SciCatProject / scicat-backend-next

SciCat Data Catalogue Backend
https://scicatproject.github.io/documentation/
BSD 3-Clause "New" or "Revised" License
20 stars 24 forks source link

Add techniques in DOI metadata #1518

Open paulmillar opened 5 days ago

paulmillar commented 5 days ago

Summary

The DataCite metadata standard is able to record the experimental technique used to establish the dataset. However, SciCat doesn't do this: so the DataCite metadata is lacking this information.

Note that, although SciCat can store the experimental technique information as dataset metadata, this information is not propagated to publishedDataset.

Steps to Reproduce

  1. create a dataset, including the experimental technique
  2. trigger publishing the dataset.
  3. observe DOI metadata; e.g., via DataCite API.

Current Behaviour

The DataCite metadata contains no subject elements.

Expected Behaviour

The DataCite metadata should contain subject element(s) that describe the techniques.

Details

The document ETN-1: Embedding PaNET in DataCite metadata describes how to include PaNET terms within the metadata associated with a DOI.

The document ETN-2: Working with PaNET terms in SciCat describes how to format PaNET terms within SciCat.

Note that (as described in #1192) the DataCite metadata is calculated in two places: scicat-backend-next's published-data.controller.ts and oai-provider-service's openaire-mapper.ts.

Arguably, there should be a single place (within SciCat code) that provides DataCite metadata (as described in #1192). While removing this duplicate code (i.e., closing #1192) would benefit this issue. I don't consider #1192 to block this issue.

nitrosx commented 4 days ago

@paulmillar thanks for opening the issue. Given that PublishedData can contains one or more datasets, what would you do if multiple datasets with different techniques are present? Would you add a list of techniques to publishedData and than propagate all of them to DataCite?

paulmillar commented 4 days ago

Hi @nitrosx,

Yes, this is certainly a valid question. I've spent a little time thinking about this, but haven't come to a strong opinion.

One could argue that each technique (of those techniques describing the publishedData) indicates that there's at least some data (within the publishedData data) taken with that technique. Under that interpretation the publishedData techniques would be the union of all techniques in its member datasets.

Alternatively, one could argue the publishedData techniques should describe all the datasets being published, since the publishedData is describing all those datasets.

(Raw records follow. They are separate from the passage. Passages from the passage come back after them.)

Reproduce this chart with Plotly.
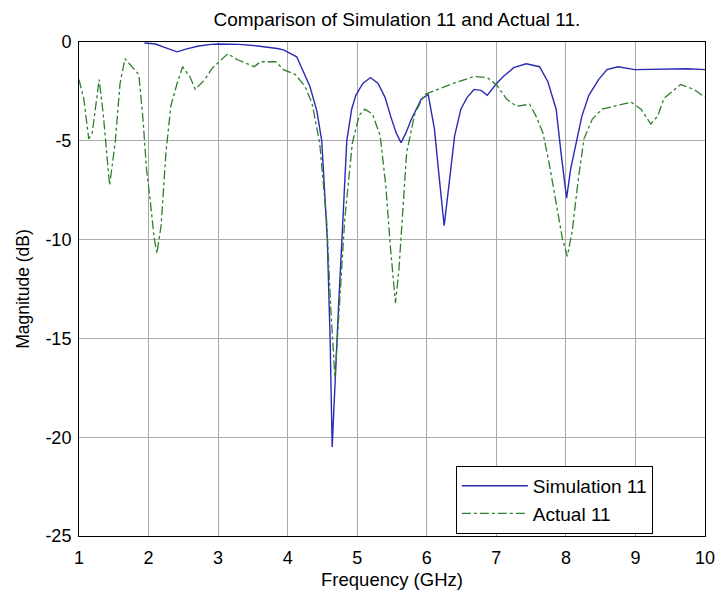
import plotly.graph_objects as go

# Simulated S11 (dB) vs frequency (GHz)
sim_freq = [1.94, 2.1, 2.25, 2.41, 2.55, 2.72, 2.9, 3.0, 3.3, 3.57, 3.85, 3.94, 4.13,
            4.32, 4.42, 4.49, 4.57, 4.61, 4.64, 4.68, 4.73, 4.78, 4.85, 4.92, 4.98,
            5.08, 5.19, 5.3, 5.4, 5.48, 5.56, 5.63, 5.7, 5.78, 5.92, 6.02, 6.11, 6.18,
            6.25, 6.33, 6.40, 6.49, 6.58, 6.68, 6.78, 6.87, 6.99, 7.1, 7.25, 7.43,
            7.62, 7.74, 7.86, 7.93, 8.01, 8.07, 8.14, 8.23, 8.33, 8.47, 8.59, 8.75,
            8.99, 9.25, 9.51, 9.75, 10.0]
sim_db = [-0.05, -0.1, -0.3, -0.5, -0.35, -0.2, -0.12, -0.1, -0.12, -0.2, -0.33, -0.4, -0.75,
          -2.25, -3.5, -5.0, -10.0, -15.0, -20.5, -17.0, -13.5, -10.0, -5.0, -3.4, -2.7,
          -2.1, -1.8, -2.1, -2.8, -3.75, -4.6, -5.1, -4.6, -3.9, -2.9, -2.65, -4.4, -6.9,
          -9.3, -6.9, -4.75, -3.4, -2.8, -2.4, -2.45, -2.7, -2.15, -1.75, -1.3, -1.1,
          -1.25, -2.0, -3.4, -5.6, -7.9, -6.4, -5.3, -3.75, -2.7, -1.9, -1.4, -1.25,
          -1.4, -1.38, -1.35, -1.35, -1.4]

# Measured S11 (dB) vs frequency (GHz)
act_freq = [1.0, 1.07, 1.14, 1.19, 1.29, 1.35, 1.44, 1.52, 1.59, 1.66, 1.75, 1.86, 1.92,
            1.97, 2.02, 2.08, 2.12, 2.18, 2.25, 2.32, 2.41, 2.49, 2.6, 2.67, 2.81, 2.92,
            3.14, 3.28, 3.52, 3.61, 3.83, 3.94, 4.11, 4.25, 4.35, 4.46, 4.56, 4.62, 4.68,
            4.73, 4.78, 4.82, 4.93, 5.03, 5.11, 5.22, 5.33, 5.41, 5.48, 5.55, 5.6, 5.64,
            5.71, 5.83, 5.97, 6.16, 6.4, 6.68, 6.87, 7.01, 7.15, 7.29, 7.48, 7.57, 7.67,
            7.76, 7.86, 7.95, 8.02, 8.09, 8.18, 8.26, 8.38, 8.52, 8.75, 8.94, 9.08, 9.22,
            9.32, 9.41, 9.65, 9.84, 10.0]
act_db = [-1.9, -2.9, -4.9, -4.6, -1.9, -3.7, -7.25, -5.1, -2.1, -0.85, -1.2, -1.65, -3.9,
          -6.4, -7.9, -9.9, -10.7, -9.3, -5.6, -3.25, -2.1, -1.25, -1.8, -2.4, -1.9, -1.3,
          -0.6, -0.9, -1.25, -1.0, -1.0, -1.4, -1.65, -2.25, -3.1, -5.1, -9.0, -13.5, -17.0,
          -14.0, -11.0, -9.0, -5.1, -3.7, -3.4, -3.65, -4.75, -7.25, -10.5, -13.2, -11.5, -9.2,
          -5.6, -3.6, -2.65, -2.4, -2.07, -1.75, -1.8, -2.2, -2.9, -3.25, -3.15, -3.75, -4.6,
          -6.15, -8.25, -9.95, -10.85, -9.6, -6.9, -4.9, -3.9, -3.4, -3.2, -3.05, -3.4, -4.15,
          -3.75, -2.85, -2.15, -2.4, -2.8]

x_ticks = [1, 2, 3, 4, 5, 6, 7, 8, 9, 10]
y_ticks = [0, -5, -10, -15, -20, -25]

FONT = "Liberation Sans, Arial, sans-serif"

fig = go.Figure()
fig.add_trace(go.Scatter(
    x=sim_freq, y=sim_db, mode="lines", name="Simulation 11",
    line=dict(color="#2a2ab4", width=1.4),
))
fig.add_trace(go.Scatter(
    x=act_freq, y=act_db, mode="lines", name="Actual 11",
    line=dict(color="#2d7f2d", width=1.3, dash="dashdot"),
))

fig.update_layout(
    width=727, height=599,
    margin=dict(l=79, r=12, t=42, b=58),
    paper_bgcolor="white", plot_bgcolor="white",
    font=dict(family=FONT, size=18, color="black"),
    title=dict(
        text="Comparison of Simulation 11 and Actual 11.",
        x=0.546, xanchor="center", xref="container",
        y=0.968, yanchor="middle", yref="container",
        font=dict(size=19),
    ),
    showlegend=True,
    legend=dict(
        x=0.602, y=0.142, xanchor="left", yanchor="top",
        bgcolor="white", bordercolor="black", borderwidth=1,
        font=dict(size=19), itemwidth=66, tracegroupgap=0,
    ),
)

fig.update_xaxes(
    range=[1, 10], tickvals=x_ticks, ticktext=[str(v) for v in x_ticks],
    showgrid=True, gridcolor="#aaaaaa", gridwidth=1,
    showline=True, linecolor="black", linewidth=1, mirror=True,
    zeroline=False, ticks="", ticklabelstandoff=5,
    title=dict(text="Frequency (GHz)", standoff=6, font=dict(size=18.5)),
)
fig.update_yaxes(
    range=[-25, 0], tickvals=y_ticks, ticktext=[str(v) for v in y_ticks],
    showgrid=True, gridcolor="#aaaaaa", gridwidth=1,
    showline=True, linecolor="black", linewidth=1, mirror=True,
    zeroline=False, ticks="", ticklabelstandoff=3,
    title=dict(text="Magnitude (dB)", standoff=11, font=dict(size=17.5)),
)

fig.write_html("out.html")
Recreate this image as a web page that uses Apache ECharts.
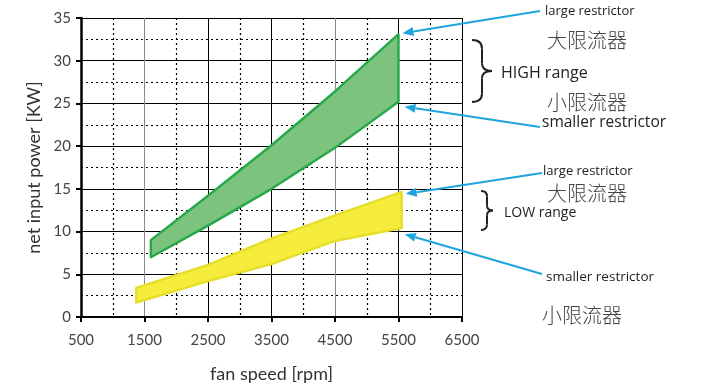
<!DOCTYPE html>
<html><head><meta charset="utf-8">
<script src="https://cdn.jsdelivr.net/npm/echarts@6/dist/echarts.min.js"></script>
<style>html,body{margin:0;padding:0;background:#fff}#c{width:711px;height:388px}</style>
</head><body><div id="c"></div>
<script>
// Data
const xTicks = [500, 1500, 2500, 3500, 4500, 5500, 6500];
const yTicks = [0, 5, 10, 15, 20, 25, 30, 35];
const highSpeed = [1600, 2500, 3500, 4500, 5500];
const highUpper = [9.0, 14.2, 20.1, 26.4, 33.1];
const highLower = [7.0, 10.7, 15.0, 19.8, 25.2];
const lowSpeed = [1370, 2500, 3500, 4500, 5550];
const lowUpper = [3.4, 6.1, 9.2, 11.9, 14.65];
const lowLower = [1.7, 4.2, 6.2, 8.9, 10.4];

const chart = echarts.init(document.getElementById('c'), null, {renderer: 'canvas'});
const axisFont = 'Lato, "DejaVu Sans", sans-serif';

function bandSeries(xs, up, lo, fill, stroke) {
  return {
    type: 'custom',
    data: xs.map((x, i) => [x, up[i]]),
    renderItem: function (params, api) {
      if (params.dataIndex !== 0) return null;
      const pts = [];
      for (let i = 0; i < xs.length; i++) pts.push(api.coord([xs[i], up[i]]));
      for (let i = xs.length - 1; i >= 0; i--) pts.push(api.coord([xs[i], lo[i]]));
      return {type: 'polygon', shape: {points: pts},
        style: {fill: fill, stroke: stroke, lineWidth: 2.4, lineJoin: 'round'}};
    },
    z: 5
  };
}

chart.setOption({
  animation: false,
  grid: {left: 81, right: 249, top: 18, bottom: 70},
  xAxis: {
    type: 'value', min: xTicks[0], max: xTicks[xTicks.length - 1], interval: 1000,
    name: 'fan speed [rpm]', nameLocation: 'middle', nameGap: 48,
    nameTextStyle: {fontFamily: axisFont, fontSize: 18, color: '#333'},
    axisLine: {lineStyle: {color: '#000', width: 2}},
    axisTick: {show: true, length: 5, lineStyle: {color: '#000', width: 2}},
    axisLabel: {fontFamily: axisFont, fontSize: 15, color: '#444', margin: 16, formatter: v => String(v)},
    splitLine: {show: true, lineStyle: {color: ['#000', '#888', '#000', '#000', '#888', '#000', '#000'], width: 1}},
    minorTick: {show: true, splitNumber: 2, length: 0},
    minorSplitLine: {show: true, lineStyle: {color: '#000', width: 1.2, type: [2, 3]}}
  },
  yAxis: {
    type: 'value', min: yTicks[0], max: yTicks[yTicks.length - 1], interval: 5,
    name: 'net input power [KW]', nameLocation: 'middle', nameGap: 38,
    nameTextStyle: {fontFamily: axisFont, fontSize: 18, color: '#333'},
    axisLine: {show: true, lineStyle: {color: '#000', width: 2.5}},
    axisTick: {show: true, length: 5, lineStyle: {color: '#000', width: 2}},
    axisLabel: {fontFamily: axisFont, fontSize: 15, color: '#444', margin: 10, formatter: v => String(v)},
    splitLine: {show: true, lineStyle: {color: '#000', width: 1}},
    minorTick: {show: true, splitNumber: 2, length: 0},
    minorSplitLine: {show: true, lineStyle: {color: '#000', width: 1.2, type: [2, 3]}}
  },
  series: [
    bandSeries(highSpeed, highUpper, highLower, '#7cc47e', '#26a84a'),
    bandSeries(lowSpeed, lowUpper, lowLower, '#f6ec3c', '#e6df2a')
  ]
});

// annotations
const enFont = '"Open Sans", "Noto Sans", sans-serif';
const cnFont = '"Noto Sans CJK SC", sans-serif';
const arrowColor = '#1ea5e0';
function txt(x, y, s, size, fam, color, weight) {
  return {type: 'text', x: x, y: y, z: 10,
    style: {text: s, fontSize: size, fontFamily: fam, fill: color || '#222', fontWeight: weight || 'normal',
      verticalAlign: 'middle', align: 'left'}};
}
function arrow(x1, y1, x2, y2) {
  const a = Math.atan2(y2 - y1, x2 - x1), L = 11, W = 4.5;
  const bx = x2 - L * Math.cos(a), by = y2 - L * Math.sin(a);
  const nx = -Math.sin(a), ny = Math.cos(a);
  return [
    {type: 'line', z: 10, shape: {x1: x1, y1: y1, x2: bx, y2: by}, style: {stroke: arrowColor, lineWidth: 2}},
    {type: 'polygon', z: 10, shape: {points: [[x2, y2], [bx + nx * W, by + ny * W], [bx - nx * W, by - ny * W]]}, style: {fill: arrowColor}}
  ];
}
function brace(x, y1, y2, w) {
  const ym = (y1 + y2) / 2, h = y2 - y1, xm = x + w / 2;
  const st = {stroke: '#222', lineWidth: 2, fill: null};
  return [
    {type: 'bezierCurve', z: 10, shape: {x1: x, y1: y1, cpx1: xm, cpy1: y1, x2: xm, y2: y1 + h * 0.14}, style: st},
    {type: 'line', z: 10, shape: {x1: xm, y1: y1 + h * 0.14, x2: xm, y2: ym - h * 0.12}, style: st},
    {type: 'bezierCurve', z: 10, shape: {x1: xm, y1: ym - h * 0.12, cpx1: xm, cpy1: ym, x2: x + w, y2: ym}, style: st},
    {type: 'bezierCurve', z: 10, shape: {x1: x + w, y1: ym, cpx1: xm, cpy1: ym, x2: xm, y2: ym + h * 0.12}, style: st},
    {type: 'line', z: 10, shape: {x1: xm, y1: ym + h * 0.12, x2: xm, y2: y2 - h * 0.14}, style: st},
    {type: 'bezierCurve', z: 10, shape: {x1: xm, y1: y2 - h * 0.14, cpx1: xm, cpy1: y2, x2: x, y2: y2}, style: st}
  ];
}
const nH = highSpeed.length - 1, nL = lowSpeed.length - 1;
const pHU = chart.convertToPixel({gridIndex: 0}, [highSpeed[nH], highUpper[nH]]);
const pHL = chart.convertToPixel({gridIndex: 0}, [highSpeed[nH], highLower[nH]]);
const pLU = chart.convertToPixel({gridIndex: 0}, [lowSpeed[nL], lowUpper[nL]]);
const pLL = chart.convertToPixel({gridIndex: 0}, [lowSpeed[nL], lowLower[nL]]);

const g = [].concat(
  arrow(540, 11, pHU[0] + 4, pHU[1] - 1),
  arrow(540, 127, pHL[0] + 6, pHL[1] + 5),
  arrow(542, 173, pLU[0] + 4, pLU[1] + 2),
  arrow(542, 274, pLL[0] + 3, pLL[1] + 6),
  brace(472, 40, 102, 20),
  brace(481, 191, 230, 12),
  [
    txt(545, 11, 'large restrictor', 13, enFont),
    txt(547, 40, '大限流器', 20, cnFont, '#444', 300),
    txt(501, 73, 'HIGH range', 16, enFont),
    txt(547, 102, '小限流器', 20, cnFont, '#444', 300),
    txt(542, 123, 'smaller restrictor', 15.5, enFont),
    txt(543, 171, 'large restrictor', 13, enFont),
    txt(547, 193, '大限流器', 20, cnFont, '#444', 300),
    txt(504, 213, 'LOW range', 14, enFont),
    txt(546, 277, 'smaller restrictor', 13.5, enFont),
    txt(542, 315, '小限流器', 20, cnFont, '#444', 300)
  ]
);
chart.setOption({graphic: g});
</script>
</body></html>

With this interpretation, the publishedData techniques is the intersection of all techniques in the member datasets.

Yet a third option is the selection is context-driven. Why is a DOI being generated? This might suggest some techniques (from the union) be included and other should be ignored. This would be a more nuanced approach, something that would likely require human input.

In practical terms, I would suggest taking the first option (use the union of techniques from member datasets) as an initial version.

A subsequent update could be to present the list of techniques in the web UI, to allow the user to choose/veto techniques, as appropriate.